Exhuming Inventory
The (Re)Discovery of Paintings’ Provenance. A Strasbourg History
Identifier (Artikel)
Abstract
Based on provenance research at the Musée des Beaux-Arts and the Musée d’Art Moderne et Contemporain in Strasbourg and supported by the French Minister of Culture, this article looks at the different contexts in which artworks were acquired between 1940 and 1945. Whereas Tessa Rosebrock’s research in 2004 focused on the acquisitions made by the Generaldirektion der Oberrheinischen Museen between 1940 and 1944, this new research complements Rosebrock’s findings and uncovers two major sources of enrichment for the collections during this period. On the one hand, alongside official acquisitions made by the Generaldirektion, the museums were entrusted with the management of artworks from the sequestration of the property of “enemies of the people and the Reich”. Despite some restitutions being conducted immediately after the war, several artworks with an encumbered provenance remained in the collections. Moreover, in the post-war imbroglios, artworks from the Neue Reichskanzlei in Berlin, found in a castle in Germany in 1945 by a French Army Captain, were deposited in Strasbourg.

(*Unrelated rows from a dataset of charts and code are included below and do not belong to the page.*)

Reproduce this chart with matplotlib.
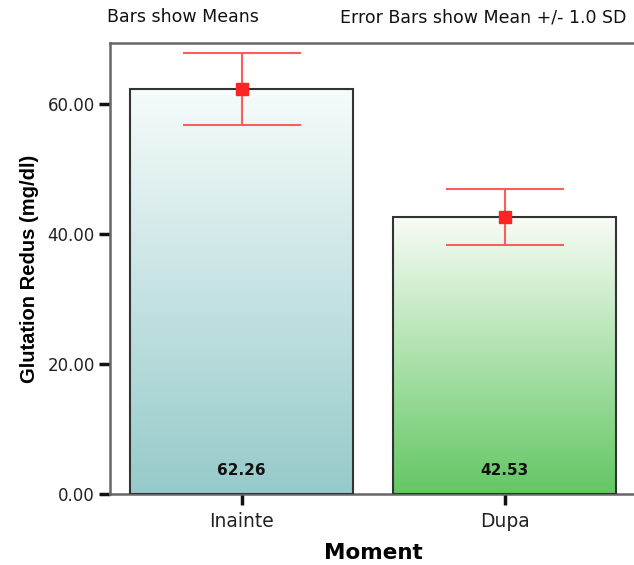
import numpy as np
import matplotlib
matplotlib.use('Agg')
import matplotlib.pyplot as plt
from matplotlib.colors import LinearSegmentedColormap

plt.rcParams['font.family'] = 'sans-serif'
plt.rcParams['font.sans-serif'] = ['DejaVu Sans']

# date
categories = ['Inainte', 'Dupa']
means = [62.26, 42.53]
sds = [5.6, 4.3]
value_labels = ['62.26', '42.53']
yticks = [0, 20, 40, 60]
ytick_labels = ['0.00', '20.00', '40.00', '60.00']

# culori gradient (sus -> jos)
bar_colors = [('#f6fbfb', '#96caca'), ('#f8fcf6', '#63c763')]

fig = plt.figure(figsize=(6.34, 5.65), dpi=100)
ax = fig.add_axes([0.1735, 0.1262, 0.8297, 0.7972])

x = np.arange(len(categories))
bars = ax.bar(x, means, width=0.848, facecolor='none', edgecolor='#333333',
              linewidth=1.5, zorder=3)

# umplere cu gradient pentru fiecare bara
grad = np.linspace(1, 0, 256).reshape(-1, 1)
for bar, (c_top, c_bot) in zip(bars, bar_colors):
    bx, by = bar.get_xy()
    w, h = bar.get_width(), bar.get_height()
    cmap = LinearSegmentedColormap.from_list('g', [c_bot, c_top])
    im = ax.imshow(grad, cmap=cmap, aspect='auto', origin='upper',
                   extent=(bx, bx + w, by, by + h), zorder=2)
    im.set_clip_path(bar)

# bare de eroare
ax.errorbar(x, means, yerr=sds, fmt='none', ecolor='#ff5c5c', elinewidth=1.5,
            capsize=42.5, capthick=1.5, zorder=4)
ax.plot(x, means, 's', color='#ff2424', markersize=9, zorder=5)

# etichete valori in bare
for xi, lab in zip(x, value_labels):
    ax.annotate(lab, (xi, 0), xytext=(0, 17), textcoords='offset points',
                ha='center', va='center', fontsize=11, fontweight='bold',
                color='#111111', zorder=6)

ax.set_xlim(-0.5, 1.5)
ax.set_ylim(0, 69.3)
ax.set_xticks(x)
ax.set_xticklabels(categories, fontsize=13.5, color='#222222')
ax.set_yticks(yticks)
ax.set_yticklabels(ytick_labels, fontsize=12, color='#222222')
ax.tick_params(axis='both', length=8, width=2.5, color='#111111')
ax.tick_params(axis='y', pad=3)
ax.tick_params(axis='x', pad=5)

for side in ['left', 'top', 'bottom']:
    ax.spines[side].set_color('#666666')
    ax.spines[side].set_linewidth(1.8)
ax.spines['right'].set_visible(False)

ax.set_ylabel('Glutation Redus (mg/dl)', fontsize=14.5, fontweight='bold',
              family='Liberation Sans', labelpad=6)
ax.set_xlabel('Moment', fontsize=15.5, fontweight='bold', labelpad=9)

fig.text(107 / 634, 1 - 17 / 565, 'Bars show Means', fontsize=12.5,
         ha='left', va='center', color='#111111')
fig.text(340 / 634, 1 - 17 / 565, 'Error Bars show Mean +/- 1.0 SD',
         fontsize=12.5, ha='left', va='center', color='#111111')

fig.savefig('out.png', dpi=100)
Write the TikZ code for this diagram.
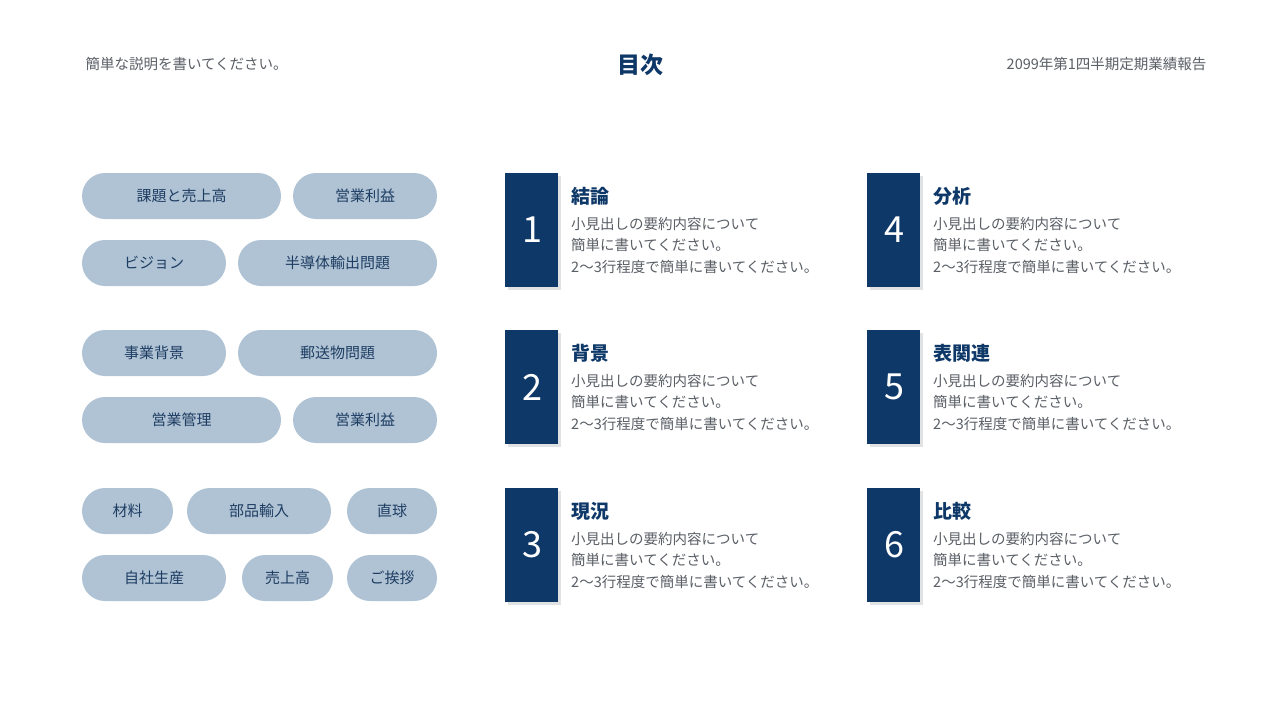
\documentclass[tikz,border=0pt]{standalone}
\usepackage{fontspec}
\setmainfont{Noto Sans CJK JP}
\usetikzlibrary{shadows}
\definecolor{navy}{HTML}{0E3868}
\definecolor{pill}{HTML}{B0C3D4}
\definecolor{pilltxt}{HTML}{1E3D63}
\definecolor{gray}{HTML}{5A5F66}
\tikzset{
 pillbox/.style={fill=pill,rounded corners=23pt,inner sep=0pt},
 numbox/.style={fill=navy,inner sep=0pt,drop shadow={shadow xshift=3pt,shadow yshift=-3pt,opacity=0.25,fill=gray}},
 numtxt/.style={text=white,font=\fontsize{36}{36}\selectfont\addfontfeatures{Weight=Light}},
 ttl/.style={anchor=west,text=navy,font=\fontsize{19}{19}\selectfont\bfseries,inner sep=0pt},
 body/.style={anchor=north west,text=gray,font=\fontsize{14.5}{21.5}\selectfont,align=left,inner sep=0pt},
 ptxt/.style={text=pilltxt,font=\fontsize{15}{15}\selectfont}
}
\begin{document}
\begin{tikzpicture}[x=1pt,y=-1pt]
\path[fill=white] (0,0) rectangle (1280,720);
\node[anchor=west,text=gray,font=\fontsize{14.5}{15}\selectfont] (desc) at (82,64) {簡単な説明を書いてください。};
\node[text=navy,font=\fontsize{23}{23}\selectfont\bfseries] (title) at (640,65) {目次};
\node[anchor=east,text=gray,font=\fontsize{14.5}{15}\selectfont] (rep) at (1210,64) {2099年第1四半期定期業績報告};
% pills
\newcommand\pl[6]{\fill[pill,rounded corners=23pt] (#1,#3) rectangle (#2,#4); \node[ptxt] (#6) at ({(#1+#2)/2},{(#3+#4)/2}) {#5};}
\pl{82}{281}{173}{219}{課題と売上高}{p1}
\pl{293}{437}{173}{219}{営業利益}{p2}
\pl{82}{226}{240}{286}{ビジョン}{p3}
\pl{238}{437}{240}{286}{半導体輸出問題}{p4}
\pl{82}{226}{330}{376}{事業背景}{p5}
\pl{238}{437}{330}{376}{郵送物問題}{p6}
\pl{82}{281}{397}{443}{営業管理}{p7}
\pl{293}{437}{397}{443}{営業利益}{p8}
\pl{82}{173}{488}{534}{材料}{p9}
\pl{187}{331}{488}{534}{部品輸入}{p10}
\pl{347}{437}{488}{534}{直球}{p11}
\pl{82}{226}{555}{601}{自社生産}{p12}
\pl{242}{333}{555}{601}{売上高}{p13}
\pl{347}{437}{555}{601}{ご挨拶}{p14}
% items
\newcommand\itm[5]{%
 \fill[gray,opacity=0.18] (#1+3,#2+3) rectangle (#1+56,#2+117);
 \fill[navy] (#1,#2) rectangle (#1+53,#2+114);
 \node[numtxt] (n#3) at (#1+27,#2+57) {#3};
 \node[ttl] (t#3) at (#1+66,#2+23) {#4};
 \node[body] (b#3) at (#1+66,#2+44) {小見出しの要約内容について\\簡単に書いてください。\\2〜3行程度で簡単に書いてください。};}
\itm{505}{173}{1}{結論}{}
\itm{505}{330}{2}{背景}{}
\itm{505}{488}{3}{現況}{}
\itm{867}{173}{4}{分析}{}
\itm{867}{330}{5}{表関連}{}
\itm{867}{488}{6}{比較}{}
\end{tikzpicture}
\end{document}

Their provenance had been forgotten until today. This article focuses on these two contexts and explains the research methodology employed. Methodologically, this discovery is the result of an interest in works whose provenance remained unknown and which were inventoried retroactively during the mid-2000s. By comparing the inventories with registers in French and German archives, it has been possible to determine the provenance of these artworks. In addition, the article demonstrates the importance of considering the paintings in their materiality as a historical source.